Situasi yang menegangkan tersebut muncul di beberapa titik. Ada petugas Perhutani yang memang sudah paham maksud kehadiran mereka. Ada juga yang belum. Namun, setelah persoalan dipahamkan dan koordinasi kembali dilakukan, situasi pun mencair. “Itulah sisi seru dan menariknya. Ada kenikmatan sendiri. Kami jadi tahu desa kami seperti apa. Batasnya bagaimana. Kami benar-benar keliling saat pengukuran dan pematokan batas desa,” ucap perempuan lulusan Paket C ini.
Apa yang dikerjakan oleh Tim Perdes Partisipatif Batas Desa ini memang dilandasi oleh motivasi yang kuat, yakni menjaga aset-aset desa dan mencegah konflik batas desa yang telah terjadi sejak dulu. “Kami membayangkan apa yang kami lakukan ini akan bermanfaat beberapa puluh tahun ke depan bagi anak cucu kami. Bahwa, mereka tahu batas desa mereka sampai di sini dan di situ. Ini juga karena kami tidak ingin mengulangi kesalahan peninggalan orangtua kami.”
Sejauh ini, setelah Perdes jadi, tidak ada konflik yang berarti lagi. “Meskipun begitu, kalau sampai terjadi sesuatu di desa kami terkait aset desa, kami lebih mudah mengatasinya,” ucapnya.

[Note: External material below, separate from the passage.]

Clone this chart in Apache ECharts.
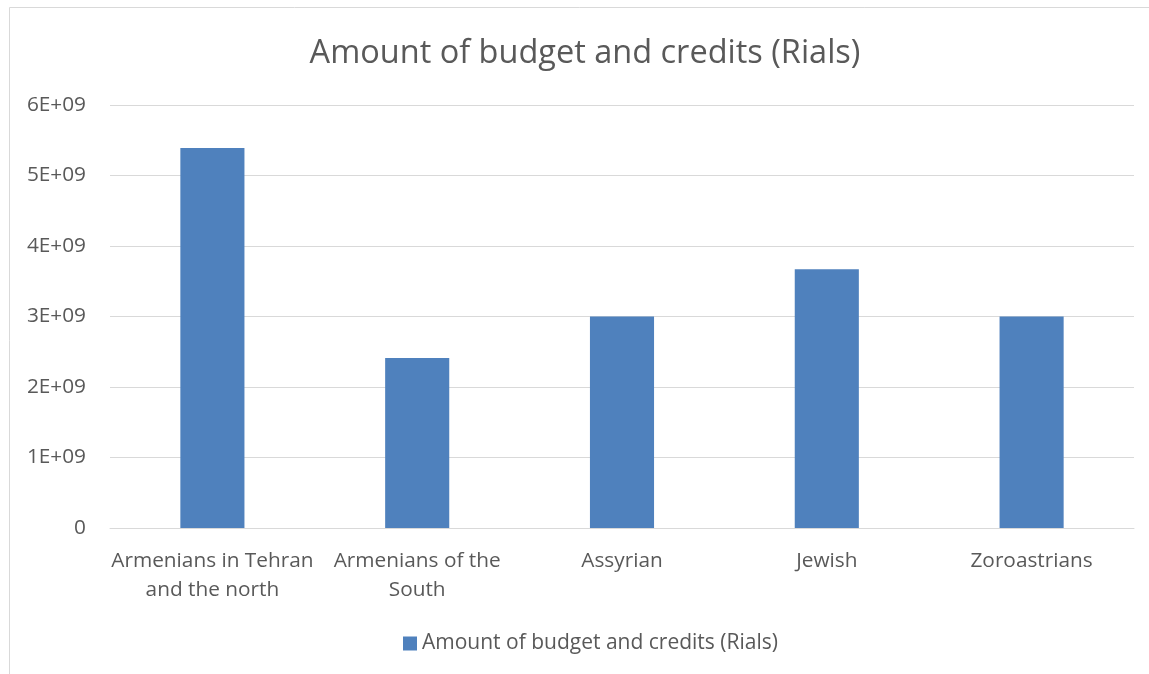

Masyarakat Penimbun yang berbatasan wilayah dengan Desa Poh Kumbang, Kenteng, Ginandong, Kalirejo, Karangmojo, dan Karanggayam pun merasakan manfaat dari adanya Perdes ini. Manfaat paling nyata adalah ketika ada sengketa tanah gege antara Penimbun dan Ginandong. Setelah ada Perdes ini, terbukti kalau tanah gege tersebut milik Desa Penimbun. Meskipun saat ini masih di tangan perseorangan, tapi Penimbun sudah tahu kalau itu tanah mereka. Hal yang lagi dipikirkan adalah cara mengembalikan kepemilikan tanah itu.
Di Kabupaten Kebumen sendiri, sejauh ini baru Penimbun yang punya Perdes Partisipatif Batas Desa. Sebuah terobosan yang patut diacungi jempol karena didukung sepenuhnya oleh masyarakat. Dukungan tersebut tentunya muncul dari kesadaran yang telah tertanam kuat bahwa tiap jengkal tanah desa itu sangat berarti.